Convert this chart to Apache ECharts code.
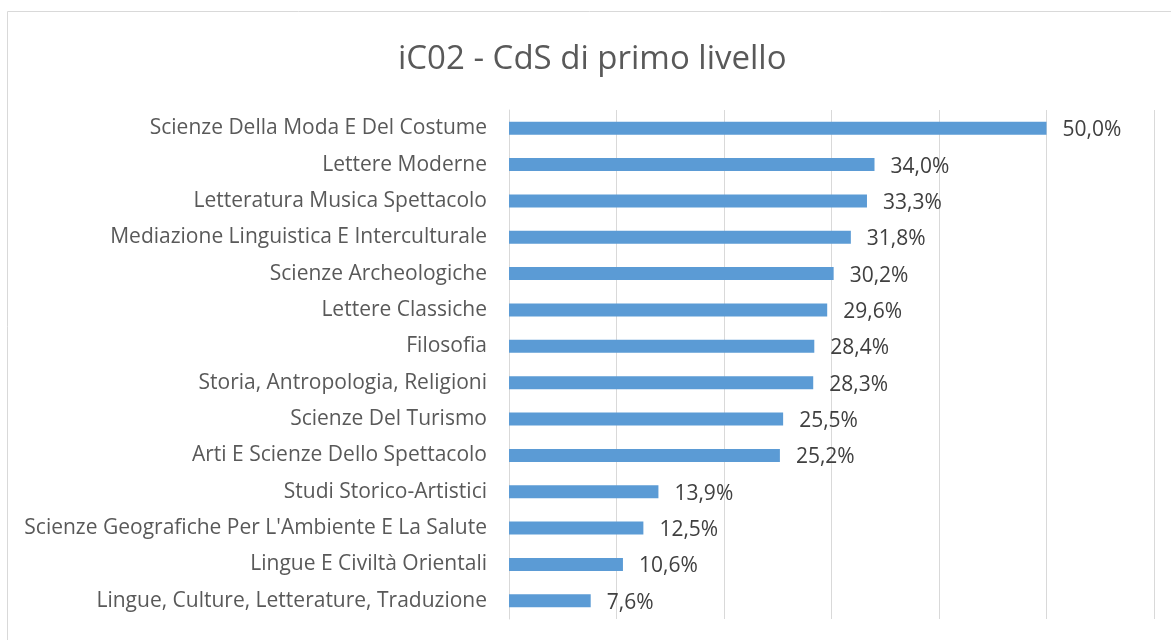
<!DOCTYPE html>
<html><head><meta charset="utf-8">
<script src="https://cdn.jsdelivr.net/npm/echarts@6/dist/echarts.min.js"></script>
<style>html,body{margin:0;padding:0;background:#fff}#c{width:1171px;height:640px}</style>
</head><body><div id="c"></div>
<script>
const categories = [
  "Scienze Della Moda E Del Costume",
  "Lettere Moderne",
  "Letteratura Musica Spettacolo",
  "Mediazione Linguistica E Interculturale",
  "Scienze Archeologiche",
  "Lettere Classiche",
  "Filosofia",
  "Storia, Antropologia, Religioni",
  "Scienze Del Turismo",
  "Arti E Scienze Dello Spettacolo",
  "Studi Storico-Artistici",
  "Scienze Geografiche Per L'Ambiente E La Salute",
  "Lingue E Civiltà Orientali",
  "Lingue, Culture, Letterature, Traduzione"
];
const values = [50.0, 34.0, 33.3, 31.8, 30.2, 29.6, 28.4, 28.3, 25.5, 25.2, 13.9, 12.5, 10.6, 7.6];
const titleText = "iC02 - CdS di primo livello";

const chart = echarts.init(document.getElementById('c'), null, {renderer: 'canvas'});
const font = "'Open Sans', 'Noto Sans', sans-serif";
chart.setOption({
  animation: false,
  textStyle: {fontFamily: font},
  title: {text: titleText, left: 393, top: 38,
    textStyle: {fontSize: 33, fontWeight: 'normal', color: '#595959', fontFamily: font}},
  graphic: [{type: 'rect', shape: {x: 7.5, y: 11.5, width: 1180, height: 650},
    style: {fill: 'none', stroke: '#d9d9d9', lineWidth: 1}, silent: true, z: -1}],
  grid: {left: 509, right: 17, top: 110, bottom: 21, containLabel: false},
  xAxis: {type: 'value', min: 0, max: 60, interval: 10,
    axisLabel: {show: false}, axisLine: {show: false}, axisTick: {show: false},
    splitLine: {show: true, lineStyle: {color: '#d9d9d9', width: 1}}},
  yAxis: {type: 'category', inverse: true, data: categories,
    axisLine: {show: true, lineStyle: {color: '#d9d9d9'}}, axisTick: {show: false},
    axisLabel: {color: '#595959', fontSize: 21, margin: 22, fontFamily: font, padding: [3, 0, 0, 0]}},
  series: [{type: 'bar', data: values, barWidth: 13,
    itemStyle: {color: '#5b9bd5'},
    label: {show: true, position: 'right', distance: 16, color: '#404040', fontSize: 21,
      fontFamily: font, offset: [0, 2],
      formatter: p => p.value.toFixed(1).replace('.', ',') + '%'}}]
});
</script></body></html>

▸ Exercise directions: Return all of the data exactly as written, and drop the pictures.

▸ Result:
Convert this chart to Apache ECharts code.
<!DOCTYPE html>
<html><head><meta charset="utf-8">
<script src="https://cdn.jsdelivr.net/npm/echarts@6/dist/echarts.min.js"></script>
<style>html,body{margin:0;padding:0;background:#fff}#c{width:1171px;height:640px}</style>
</head><body><div id="c"></div>
<script>
const categories = [
  "Scienze Della Moda E Del Costume",
  "Lettere Moderne",
  "Letteratura Musica Spettacolo",
  "Mediazione Linguistica E Interculturale",
  "Scienze Archeologiche",
  "Lettere Classiche",
  "Filosofia",
  "Storia, Antropologia, Religioni",
  "Scienze Del Turismo",
  "Arti E Scienze Dello Spettacolo",
  "Studi Storico-Artistici",
  "Scienze Geografiche Per L'Ambiente E La Salute",
  "Lingue E Civiltà Orientali",
  "Lingue, Culture, Letterature, Traduzione"
];
const values = [50.0, 34.0, 33.3, 31.8, 30.2, 29.6, 28.4, 28.3, 25.5, 25.2, 13.9, 12.5, 10.6, 7.6];
const titleText = "iC02 - CdS di primo livello";

const chart = echarts.init(document.getElementById('c'), null, {renderer: 'canvas'});
const font = "'Open Sans', 'Noto Sans', sans-serif";
chart.setOption({
  animation: false,
  textStyle: {fontFamily: font},
  title: {text: titleText, left: 393, top: 38,
    textStyle: {fontSize: 33, fontWeight: 'normal', color: '#595959', fontFamily: font}},
  graphic: [{type: 'rect', shape: {x: 7.5, y: 11.5, width: 1180, height: 650},
    style: {fill: 'none', stroke: '#d9d9d9', lineWidth: 1}, silent: true, z: -1}],
  grid: {left: 509, right: 17, top: 110, bottom: 21, containLabel: false},
  xAxis: {type: 'value', min: 0, max: 60, interval: 10,
    axisLabel: {show: false}, axisLine: {show: false}, axisTick: {show: false},
    splitLine: {show: true, lineStyle: {color: '#d9d9d9', width: 1}}},
  yAxis: {type: 'category', inverse: true, data: categories,
    axisLine: {show: true, lineStyle: {color: '#d9d9d9'}}, axisTick: {show: false},
    axisLabel: {color: '#595959', fontSize: 21, margin: 22, fontFamily: font, padding: [3, 0, 0, 0]}},
  series: [{type: 'bar', data: values, barWidth: 13,
    itemStyle: {color: '#5b9bd5'},
    label: {show: true, position: 'right', distance: 16, color: '#404040', fontSize: 21,
      fontFamily: font, offset: [0, 2],
      formatter: p => p.value.toFixed(1).replace('.', ',') + '%'}}]
});
</script></body></html>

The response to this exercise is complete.